27. Pollyanna Brewing Co. (IL) – Ocular Double IPA, 8.9% ABV
This was like a Square Grouper Light to me – a complexly-hopped DIPA with a suggestion of sweet honey. It’s floral and grassy at times, but the bitterness is never dominant and the ABV is well-hidden. The malt body is very light and crisp but it’s strong enough to carry a lot of flavor from the hops. The honey’s sweetness plays a supporting and not a dominating role, which is appreciated.

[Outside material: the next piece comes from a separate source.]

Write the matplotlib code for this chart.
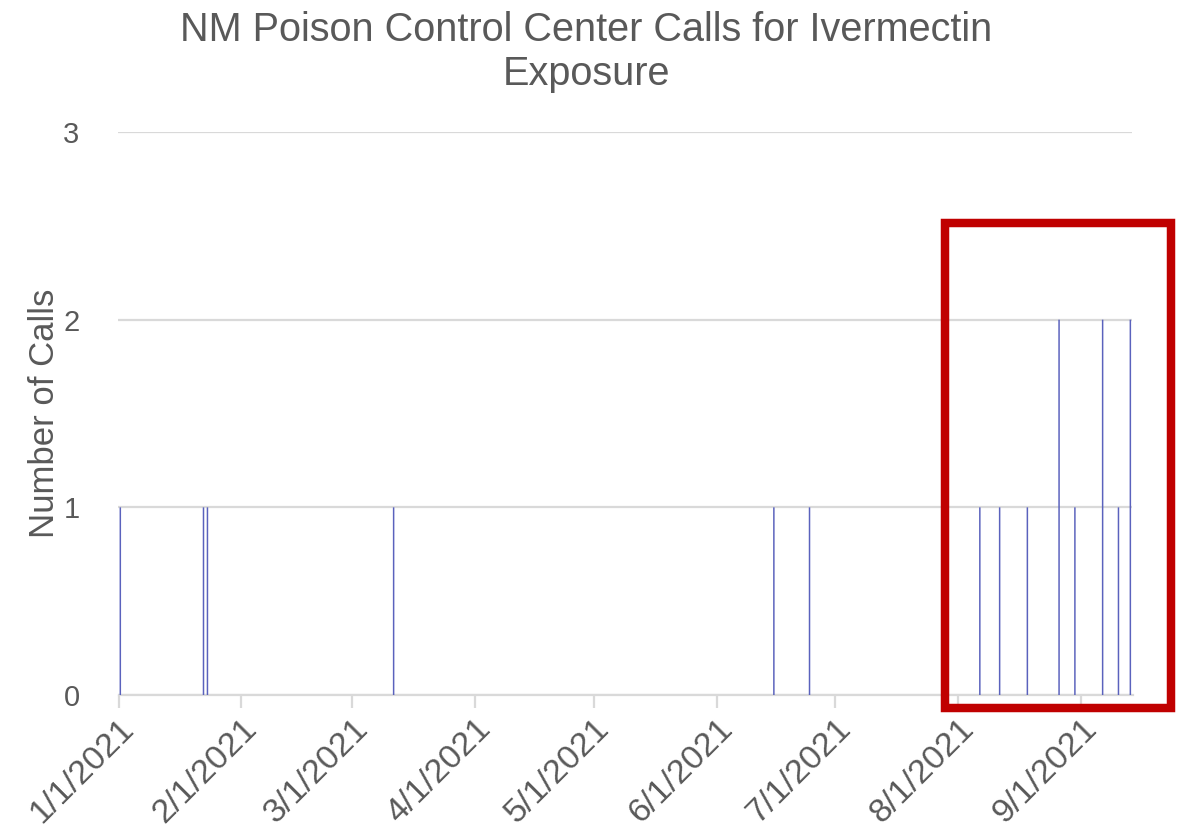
import pandas as pd
import matplotlib.pyplot as plt
import matplotlib.dates as mdates
from matplotlib.patches import Rectangle

# Daily call counts (only days with at least one call)
call_dates = ["2021-01-01", "2021-01-22", "2021-01-23", "2021-03-11",
              "2021-06-15", "2021-06-24",
              "2021-08-06", "2021-08-11", "2021-08-18", "2021-08-26",
              "2021-08-30", "2021-09-06", "2021-09-10", "2021-09-13"]
call_counts = [1, 1, 1, 1,
               1, 1,
               1, 1, 1, 2,
               1, 2, 1, 2]
month_ticks = ["2021-01-01", "2021-02-01", "2021-03-01", "2021-04-01", "2021-05-01",
               "2021-06-01", "2021-07-01", "2021-08-01", "2021-09-01"]

dates = pd.to_datetime(call_dates) + pd.Timedelta(hours=11)
ticks = pd.to_datetime(month_ticks)

W, H = 1198, 835
fig = plt.figure(figsize=(W / 100, H / 100), dpi=100)
ax = fig.add_axes([118.5 / W, 1 - 695 / H, (1132.5 - 118.5) / W, (695 - 132) / H])

grey = "#595959"
grid = "#d9d9d9"
font = "Liberation Sans"

bars = ax.bar(dates, call_counts, width=0.38, color="#5a62bd", linewidth=0, zorder=3)
for b in bars:
    b.set_snap(False)

ax.set_xlim(pd.Timestamp("2021-01-01"), pd.Timestamp("2021-09-14"))
ax.set_ylim(0, 3)
ax.set_yticks([0, 1, 2, 3])
ax.yaxis.grid(True, color=grid, linewidth=1.6, zorder=0)
ax.set_axisbelow(True)

for side in ["top", "right", "left"]:
    ax.spines[side].set_visible(False)
ax.spines["bottom"].set_color(grid)
ax.spines["bottom"].set_linewidth(1.6)

ax.set_xticks(ticks)
ax.xaxis.set_major_formatter(mdates.DateFormatter("%-m/%-d/%Y"))
ax.tick_params(axis="x", direction="out", length=9, width=1.6, color=grid,
               labelsize=24.5, labelcolor=grey, pad=4)
ax.tick_params(axis="y", length=0, labelsize=21, labelcolor=grey, pad=28)
for lbl in ax.get_xticklabels():
    lbl.set_rotation(45)
    lbl.set_ha("right")
    lbl.set_va("top")
    lbl.set_rotation_mode("anchor")
    lbl.set_family(font)
for lbl in ax.get_yticklabels():
    lbl.set_family(font)

ax.set_ylabel("Number of Calls", fontsize=25, color=grey, family=font, labelpad=2)

fig.text(586 / W, 1 - 52 / H, "NM Poison Control Center Calls for Ivermectin\nExposure",
         ha="center", va="center", fontsize=28.5, color=grey, family=font, linespacing=1.2)

# Highlight box around the recent cluster of calls
box = Rectangle((944.7 / W, 1 - 708.3 / H), (1171 - 944.7) / W, (708.3 - 223.3) / H,
                transform=fig.transFigure, fill=False, edgecolor="#c00000",
                linewidth=6.1, zorder=10)
fig.patches.append(box)

fig.savefig("out.png", dpi=100, facecolor="white")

28. Tree House Brewing Company (MA) – Alter Ego IPA, 6.8% ABV
It might not be fair to include a variant of an already spectacular beer as this is a version of their Julius IPA dry-hopped with Mosaic and Amarillo. It doesn’t improve the base beer, but it brings out some more interesting flavor notes like blood orange and grassy bitterness while compromising a bit of the creamy mouthfeel. Take away the comparison, and it’s a citrus, bitter grapefruit, and herbal IPA that couldn’t be easier to drink.

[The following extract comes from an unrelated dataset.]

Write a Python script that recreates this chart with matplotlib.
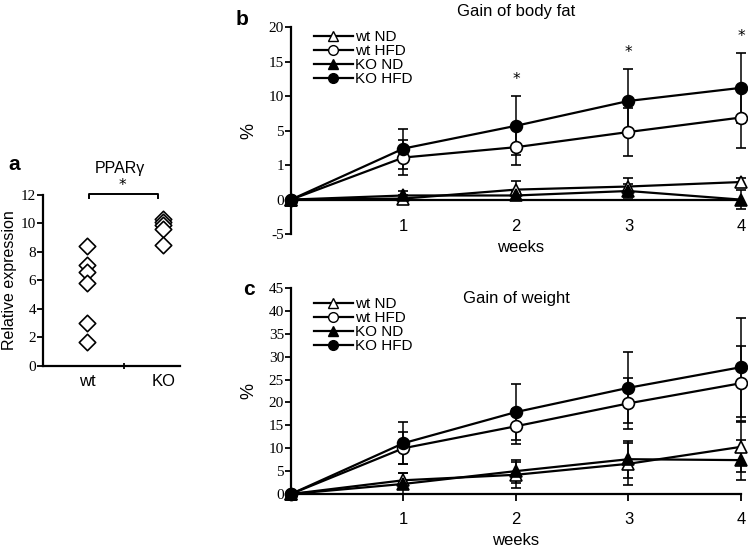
import numpy as np
import matplotlib
matplotlib.use('Agg')
import matplotlib.pyplot as plt
from matplotlib.lines import Line2D

# panel a: PPARg relative expression
wt_expr = [8.4, 7.1, 6.6, 5.8, 3.0, 1.7]
ko_expr = [10.3, 10.1, 9.9, 9.6, 8.5]

# panel b: gain of body fat (axis is drawn with uneven tick labels)
weeks = [0, 1, 2, 3, 4]
fat_ticks = [-5, 0, 5, 10, 15, 20, 25]
fat_tick_labels = ['-5', '0', '1', '5', '10', '15', '20']
wt_nd_fat = [0, 0.15, 1.45, 1.9, 2.55]
wt_nd_fat_err = [0, 0.5, 1.25, 1.25, 0.6]
wt_hfd_fat = [0, 6.1, 7.6, 9.8, 11.9]
wt_hfd_fat_err = [0, 2.5, 2.6, 3.5, 4.4]
ko_nd_fat = [0, 0.6, 0.6, 1.25, 0]
ko_nd_fat_err = [0, 0.6, 0.5, 1.0, 1.4]
ko_hfd_fat = [0, 7.4, 10.7, 14.3, 16.2]
ko_hfd_fat_err = [0, 2.9, 4.3, 4.6, 5.1]
fat_star_weeks = [2, 3, 4]

# panel c: gain of weight
wt_nd_w = [0, 3.0, 4.2, 6.6, 10.3]
wt_nd_w_err = [0, 1.5, 2.8, 4.6, 5.5]
wt_hfd_w = [0, 10.0, 14.8, 19.8, 24.2]
wt_hfd_w_err = [0, 3.5, 3.8, 5.6, 8.2]
ko_nd_w = [0, 2.2, 5.0, 7.6, 7.4]
ko_nd_w_err = [0, 2.3, 2.5, 4.0, 4.3]
ko_hfd_w = [0, 11.1, 17.9, 23.2, 27.7]
ko_hfd_w_err = [0, 4.6, 6.2, 7.8, 10.8]

labels = ['wt ND', 'wt HFD', 'KO ND', 'KO HFD']
styles = [('^', 'white'), ('o', 'white'), ('^', 'black'), ('o', 'black')]

SANS = 'Liberation Sans'
SERIF = 'Liberation Serif'

fig = plt.figure(figsize=(7.48, 5.47), dpi=100)


def draw_series(ax, ys, errs):
    for (m, fc), y, e in zip(styles, ys, errs):
        ax.errorbar(weeks, y, yerr=e, color='black', lw=1.6, elinewidth=1.1,
                    capsize=3.5, capthick=1.1, marker=m, ms=8.5, mfc=fc,
                    mec='black', mew=1.2, zorder=3, clip_on=False)


def legend(ax, top):
    handles = [Line2D([], [], color='black', lw=1.6, marker=m, ms=7,
                      mfc=fc, mec='black') for m, fc in styles]
    ax.legend(handles, labels, loc='upper left', bbox_to_anchor=(0.03, top),
              frameon=False, prop={'family': SANS, 'size': 11},
              handlelength=2.6, handletextpad=0.1, labelspacing=0.0,
              borderaxespad=0.2)


def style_line_axes(ax):
    for s in ['top', 'right']:
        ax.spines[s].set_visible(False)
    ax.spines['left'].set_linewidth(1.6)
    ax.spines['bottom'].set_linewidth(1.6)
    ax.set_xlim(0, 4)
    ax.set_xticks([1, 2, 3, 4])
    for t in ax.get_xticklabels():
        t.set_fontfamily(SANS)
        t.set_fontsize(12)
    for t in ax.get_yticklabels():
        t.set_fontfamily(SERIF)
        t.set_fontsize(11)
    ax.tick_params(axis='y', length=4, width=1.3, pad=1)
    ax.set_ylabel('%', family=SANS, fontsize=13, labelpad=8)
    ax.set_xlabel('weeks', family=SANS, fontsize=12)


# ---- panel a
ax_a = fig.add_axes([0.0575, 0.331, 0.183, 0.3126])
ax_a.scatter([1] * len(wt_expr), wt_expr, marker='D', s=70, facecolors='white',
             edgecolors='black', linewidths=1.2, zorder=3)
ax_a.scatter([2] * len(ko_expr), ko_expr, marker='D', s=70, facecolors='white',
             edgecolors='black', linewidths=1.2, zorder=3)
ax_a.set_xlim(0.42, 2.22)
ax_a.set_ylim(0, 12)
ax_a.set_yticks(range(0, 13, 2))
ax_a.set_xticks([1, 2])
ax_a.set_xticklabels(['wt', 'KO'], family=SANS, fontsize=12)
ax_a.set_xticks([1.49], minor=True)
ax_a.tick_params(axis='x', which='major', length=0, pad=6)
ax_a.tick_params(axis='x', which='minor', length=5, width=1.3, direction='inout')
ax_a.tick_params(axis='y', length=4, width=1.3, pad=1)
for t in ax_a.get_yticklabels():
    t.set_fontfamily(SERIF)
    t.set_fontsize(11)
for s in ['top', 'right']:
    ax_a.spines[s].set_visible(False)
ax_a.spines['left'].set_linewidth(1.6)
ax_a.spines['bottom'].set_linewidth(1.6)
ax_a.set_ylabel('Relative expression', family=SANS, fontsize=11.5, labelpad=3)
ax_a.plot([1.02, 1.02, 1.93, 1.93], [11.8, 12.05, 12.05, 11.8], color='black',
          lw=1.4, clip_on=False)
ax_a.text(1.47, 12.15, '*', ha='center', va='bottom', fontsize=11)
ax_a.text(1.43, 13.3, 'PPARγ', ha='center', va='bottom', family=SANS, fontsize=11.5)
fig.text(0.011, 0.69, 'a', family=SANS, fontsize=15, fontweight='bold')

# ---- panel b
ax_b = fig.add_axes([0.389, 0.572, 0.6016, 0.3784])
draw_series(ax_b, [wt_nd_fat, wt_hfd_fat, ko_nd_fat, ko_hfd_fat],
            [wt_nd_fat_err, wt_hfd_fat_err, ko_nd_fat_err, ko_hfd_fat_err])
ax_b.set_ylim(-5, 25)
ax_b.set_yticks(fat_ticks)
ax_b.set_yticklabels(fat_tick_labels)
ax_b.spines['bottom'].set_position(('data', 0))
style_line_axes(ax_b)
ax_b.tick_params(axis='x', length=0, pad=14)
ax_b.xaxis.set_label_coords(0.51, -0.03)
for w in fat_star_weeks:
    ax_b.text(w, ko_hfd_fat[w] + ko_hfd_fat_err[w] + 2.4, '*', ha='center',
              va='center', fontsize=11)
ax_b.text(0.5, 1.04, 'Gain of body fat', transform=ax_b.transAxes,
          ha='center', va='bottom', family=SANS, fontsize=12)
legend(ax_b, 1.03)
fig.text(0.315, 0.955, 'b', family=SANS, fontsize=15, fontweight='bold')

# ---- panel c
ax_c = fig.add_axes([0.389, 0.0969, 0.6016, 0.3766])
draw_series(ax_c, [wt_nd_w, wt_hfd_w, ko_nd_w, ko_hfd_w],
            [wt_nd_w_err, wt_hfd_w_err, ko_nd_w_err, ko_hfd_w_err])
ax_c.set_ylim(0, 45)
ax_c.set_yticks(range(0, 46, 5))
style_line_axes(ax_c)
ax_c.tick_params(axis='x', length=5, width=1.3, pad=8)
ax_c.text(0.5, 0.985, 'Gain of weight', transform=ax_c.transAxes,
          ha='center', va='top', family=SANS, fontsize=12)
legend(ax_c, 1.0)
fig.text(0.325, 0.46, 'c', family=SANS, fontsize=15, fontweight='bold')

fig.savefig('out.png', dpi=100)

29. Moody Tongue (IL) Barrel-Aged Chocolate Barleywine Barleywine, 9% ABV
From my GABF write-up:
Although the flavors in this beer are not unusual by any stretch, this exact combination was a simple yet new idea. Like a three-layer mousse cake, you could pick apart the individual flavors in this by focusing on them, or just enjoy how each flavor complements the next. The barleywine is reminiscent of a more American interpretation of the English style, like a tamer Firestone Walker Sucaba. But the chocolate is unmistakable, and it adds a bittersweet richness onto this beer’s medium body. Look out for this when it comes to bottles, as it could become even more interesting and smooth as it ages.

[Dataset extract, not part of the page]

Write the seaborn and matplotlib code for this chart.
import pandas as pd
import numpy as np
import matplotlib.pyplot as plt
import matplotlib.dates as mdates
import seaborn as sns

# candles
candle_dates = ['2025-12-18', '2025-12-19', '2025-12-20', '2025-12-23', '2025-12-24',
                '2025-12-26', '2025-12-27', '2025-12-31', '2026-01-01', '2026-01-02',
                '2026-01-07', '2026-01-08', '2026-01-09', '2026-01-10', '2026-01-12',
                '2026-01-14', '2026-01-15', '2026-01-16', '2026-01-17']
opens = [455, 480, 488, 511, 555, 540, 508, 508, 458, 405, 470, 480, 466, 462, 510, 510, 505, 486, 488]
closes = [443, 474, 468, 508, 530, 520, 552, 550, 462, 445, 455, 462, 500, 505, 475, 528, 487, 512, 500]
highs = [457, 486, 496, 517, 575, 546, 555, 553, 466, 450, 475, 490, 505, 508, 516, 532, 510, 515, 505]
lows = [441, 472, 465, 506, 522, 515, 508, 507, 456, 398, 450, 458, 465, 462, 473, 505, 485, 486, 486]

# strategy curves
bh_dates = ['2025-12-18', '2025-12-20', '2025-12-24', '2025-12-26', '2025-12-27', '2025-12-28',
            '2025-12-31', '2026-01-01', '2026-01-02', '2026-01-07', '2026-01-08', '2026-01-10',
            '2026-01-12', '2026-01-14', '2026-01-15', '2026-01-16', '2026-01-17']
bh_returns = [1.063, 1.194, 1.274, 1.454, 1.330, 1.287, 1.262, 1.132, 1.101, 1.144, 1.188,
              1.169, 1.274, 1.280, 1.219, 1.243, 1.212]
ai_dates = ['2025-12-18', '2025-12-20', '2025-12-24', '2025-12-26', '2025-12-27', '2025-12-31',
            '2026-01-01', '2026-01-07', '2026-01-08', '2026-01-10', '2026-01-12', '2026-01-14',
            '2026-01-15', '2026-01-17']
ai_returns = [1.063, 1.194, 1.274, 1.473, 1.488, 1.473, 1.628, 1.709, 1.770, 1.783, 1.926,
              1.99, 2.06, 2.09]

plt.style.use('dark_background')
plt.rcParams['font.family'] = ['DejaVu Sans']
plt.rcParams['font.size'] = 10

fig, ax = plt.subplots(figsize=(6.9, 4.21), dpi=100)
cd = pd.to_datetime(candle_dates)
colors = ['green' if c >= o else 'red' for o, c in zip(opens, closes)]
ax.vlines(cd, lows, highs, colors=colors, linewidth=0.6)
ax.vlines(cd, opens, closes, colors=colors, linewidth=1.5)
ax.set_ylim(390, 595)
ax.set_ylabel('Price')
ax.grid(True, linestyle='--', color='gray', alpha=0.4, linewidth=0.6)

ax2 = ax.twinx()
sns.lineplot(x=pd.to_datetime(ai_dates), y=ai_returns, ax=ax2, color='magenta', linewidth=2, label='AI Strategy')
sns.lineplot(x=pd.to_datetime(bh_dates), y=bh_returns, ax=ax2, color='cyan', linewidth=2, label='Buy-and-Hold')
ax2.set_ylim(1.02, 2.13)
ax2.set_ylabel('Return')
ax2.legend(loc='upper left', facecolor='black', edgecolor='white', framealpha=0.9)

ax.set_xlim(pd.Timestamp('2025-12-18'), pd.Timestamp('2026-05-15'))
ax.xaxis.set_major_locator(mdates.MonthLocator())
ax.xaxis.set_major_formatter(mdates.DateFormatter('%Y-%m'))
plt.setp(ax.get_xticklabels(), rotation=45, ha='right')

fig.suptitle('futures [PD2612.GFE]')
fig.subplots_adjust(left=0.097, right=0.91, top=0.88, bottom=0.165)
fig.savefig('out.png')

30. Lone Pint Brewery (TX) – Yellow Rose IPA, 6.8% ABV
There are simply not enough SMaSH (Single Malt and Single Hop) beers out there. This one features the Mosaic hop: a sweet, citrus, piney, and herbal hop that makes it one of the most highly sought-out hops on the market. This beer is a perfect display of Mosaic’s complexity, giving off a crazy melange of tropical fruits, hibiscus, herbs, pine, tangerine syrup, and more.